▶ **Aim of the exercise**
Leave out the pictures and set down exactly the lines from the start of the listing through the one with "const n = CATEGORIES.length;", both included.

▶ **Information supplied**
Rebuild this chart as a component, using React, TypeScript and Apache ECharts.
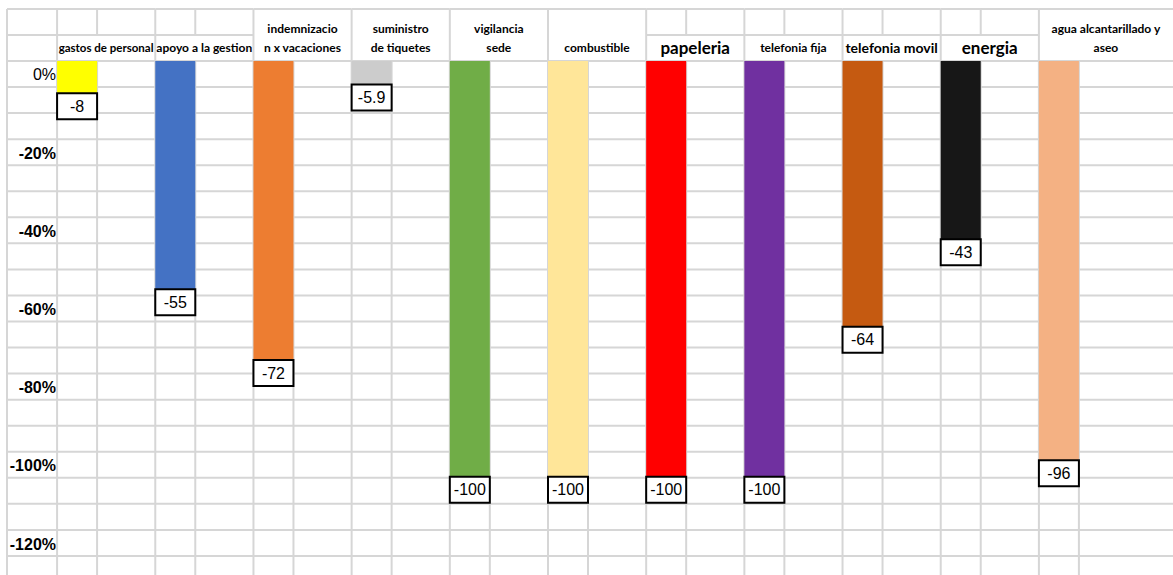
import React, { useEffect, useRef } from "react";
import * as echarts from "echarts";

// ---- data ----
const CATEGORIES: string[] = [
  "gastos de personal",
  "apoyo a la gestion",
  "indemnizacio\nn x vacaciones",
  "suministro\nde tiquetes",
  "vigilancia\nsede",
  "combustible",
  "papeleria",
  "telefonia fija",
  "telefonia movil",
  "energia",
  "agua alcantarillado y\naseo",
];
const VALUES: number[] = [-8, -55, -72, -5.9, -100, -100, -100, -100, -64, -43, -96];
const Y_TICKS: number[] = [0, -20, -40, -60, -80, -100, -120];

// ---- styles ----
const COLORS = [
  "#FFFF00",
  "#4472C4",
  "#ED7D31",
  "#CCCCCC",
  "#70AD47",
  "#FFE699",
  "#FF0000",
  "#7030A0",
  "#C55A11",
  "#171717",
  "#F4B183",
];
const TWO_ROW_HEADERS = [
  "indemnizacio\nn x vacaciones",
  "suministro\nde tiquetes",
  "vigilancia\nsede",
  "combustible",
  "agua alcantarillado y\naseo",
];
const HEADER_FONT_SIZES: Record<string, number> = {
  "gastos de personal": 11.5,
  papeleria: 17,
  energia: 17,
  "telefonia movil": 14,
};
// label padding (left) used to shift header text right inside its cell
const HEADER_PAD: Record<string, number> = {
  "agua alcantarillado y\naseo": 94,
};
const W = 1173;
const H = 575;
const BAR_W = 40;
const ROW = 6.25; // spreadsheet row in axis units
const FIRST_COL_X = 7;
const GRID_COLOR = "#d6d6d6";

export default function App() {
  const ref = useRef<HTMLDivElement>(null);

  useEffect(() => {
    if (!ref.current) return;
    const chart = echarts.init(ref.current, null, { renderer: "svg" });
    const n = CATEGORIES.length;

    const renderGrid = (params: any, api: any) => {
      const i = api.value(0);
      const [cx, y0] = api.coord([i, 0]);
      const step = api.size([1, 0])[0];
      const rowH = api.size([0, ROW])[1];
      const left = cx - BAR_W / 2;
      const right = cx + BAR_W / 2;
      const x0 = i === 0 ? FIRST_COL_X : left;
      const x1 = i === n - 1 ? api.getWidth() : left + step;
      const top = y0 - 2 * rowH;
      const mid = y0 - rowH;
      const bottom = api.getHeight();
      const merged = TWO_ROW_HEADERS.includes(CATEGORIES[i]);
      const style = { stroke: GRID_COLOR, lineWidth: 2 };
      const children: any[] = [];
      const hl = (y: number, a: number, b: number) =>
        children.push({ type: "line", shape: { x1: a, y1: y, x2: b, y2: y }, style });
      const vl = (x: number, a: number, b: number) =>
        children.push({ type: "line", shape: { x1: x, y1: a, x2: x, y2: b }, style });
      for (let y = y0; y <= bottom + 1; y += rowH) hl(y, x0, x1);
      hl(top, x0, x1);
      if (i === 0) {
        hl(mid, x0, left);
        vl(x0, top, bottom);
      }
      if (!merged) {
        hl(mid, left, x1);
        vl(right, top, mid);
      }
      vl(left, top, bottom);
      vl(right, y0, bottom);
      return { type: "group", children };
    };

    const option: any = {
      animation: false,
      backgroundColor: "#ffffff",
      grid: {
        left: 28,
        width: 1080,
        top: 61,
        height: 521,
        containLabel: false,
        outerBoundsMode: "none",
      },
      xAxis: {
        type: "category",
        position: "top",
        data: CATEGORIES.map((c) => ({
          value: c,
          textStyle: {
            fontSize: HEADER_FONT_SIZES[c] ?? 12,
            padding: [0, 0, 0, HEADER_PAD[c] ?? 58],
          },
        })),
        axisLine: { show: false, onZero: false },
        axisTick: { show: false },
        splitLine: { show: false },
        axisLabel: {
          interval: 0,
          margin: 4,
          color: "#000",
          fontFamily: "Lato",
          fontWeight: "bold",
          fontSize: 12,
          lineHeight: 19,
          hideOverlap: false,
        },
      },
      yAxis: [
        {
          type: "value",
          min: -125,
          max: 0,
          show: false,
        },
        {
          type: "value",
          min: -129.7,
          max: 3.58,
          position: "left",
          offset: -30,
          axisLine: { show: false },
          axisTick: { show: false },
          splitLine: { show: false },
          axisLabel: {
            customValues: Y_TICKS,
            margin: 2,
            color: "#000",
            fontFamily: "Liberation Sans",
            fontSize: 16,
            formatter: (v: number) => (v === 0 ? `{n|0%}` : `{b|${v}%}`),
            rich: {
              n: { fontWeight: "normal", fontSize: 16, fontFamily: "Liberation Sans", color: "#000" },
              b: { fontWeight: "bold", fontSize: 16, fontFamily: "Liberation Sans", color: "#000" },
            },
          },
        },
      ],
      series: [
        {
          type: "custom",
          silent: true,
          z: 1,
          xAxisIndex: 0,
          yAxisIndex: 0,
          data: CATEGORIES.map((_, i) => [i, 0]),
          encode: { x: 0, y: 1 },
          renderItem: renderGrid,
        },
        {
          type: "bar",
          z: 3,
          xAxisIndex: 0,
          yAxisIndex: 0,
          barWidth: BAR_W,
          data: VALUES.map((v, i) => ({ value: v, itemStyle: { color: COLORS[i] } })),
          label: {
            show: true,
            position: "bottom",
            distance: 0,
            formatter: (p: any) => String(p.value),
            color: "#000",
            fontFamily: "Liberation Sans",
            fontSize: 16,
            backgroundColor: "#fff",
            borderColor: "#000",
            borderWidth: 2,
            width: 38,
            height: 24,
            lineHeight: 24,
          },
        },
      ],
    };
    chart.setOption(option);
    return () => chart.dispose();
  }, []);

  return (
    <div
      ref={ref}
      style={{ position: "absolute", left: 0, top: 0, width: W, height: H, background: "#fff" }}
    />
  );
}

▶ **Exercise solution**
Rebuild this chart as a component, using React, TypeScript and Apache ECharts.
import React, { useEffect, useRef } from "react";
import * as echarts from "echarts";

// ---- data ----
const CATEGORIES: string[] = [
  "gastos de personal",
  "apoyo a la gestion",
  "indemnizacio\nn x vacaciones",
  "suministro\nde tiquetes",
  "vigilancia\nsede",
  "combustible",
  "papeleria",
  "telefonia fija",
  "telefonia movil",
  "energia",
  "agua alcantarillado y\naseo",
];
const VALUES: number[] = [-8, -55, -72, -5.9, -100, -100, -100, -100, -64, -43, -96];
const Y_TICKS: number[] = [0, -20, -40, -60, -80, -100, -120];

// ---- styles ----
const COLORS = [
  "#FFFF00",
  "#4472C4",
  "#ED7D31",
  "#CCCCCC",
  "#70AD47",
  "#FFE699",
  "#FF0000",
  "#7030A0",
  "#C55A11",
  "#171717",
  "#F4B183",
];
const TWO_ROW_HEADERS = [
  "indemnizacio\nn x vacaciones",
  "suministro\nde tiquetes",
  "vigilancia\nsede",
  "combustible",
  "agua alcantarillado y\naseo",
];
const HEADER_FONT_SIZES: Record<string, number> = {
  "gastos de personal": 11.5,
  papeleria: 17,
  energia: 17,
  "telefonia movil": 14,
};
// label padding (left) used to shift header text right inside its cell
const HEADER_PAD: Record<string, number> = {
  "agua alcantarillado y\naseo": 94,
};
const W = 1173;
const H = 575;
const BAR_W = 40;
const ROW = 6.25; // spreadsheet row in axis units
const FIRST_COL_X = 7;
const GRID_COLOR = "#d6d6d6";

export default function App() {
  const ref = useRef<HTMLDivElement>(null);

  useEffect(() => {
    if (!ref.current) return;
    const chart = echarts.init(ref.current, null, { renderer: "svg" });
    const n = CATEGORIES.length;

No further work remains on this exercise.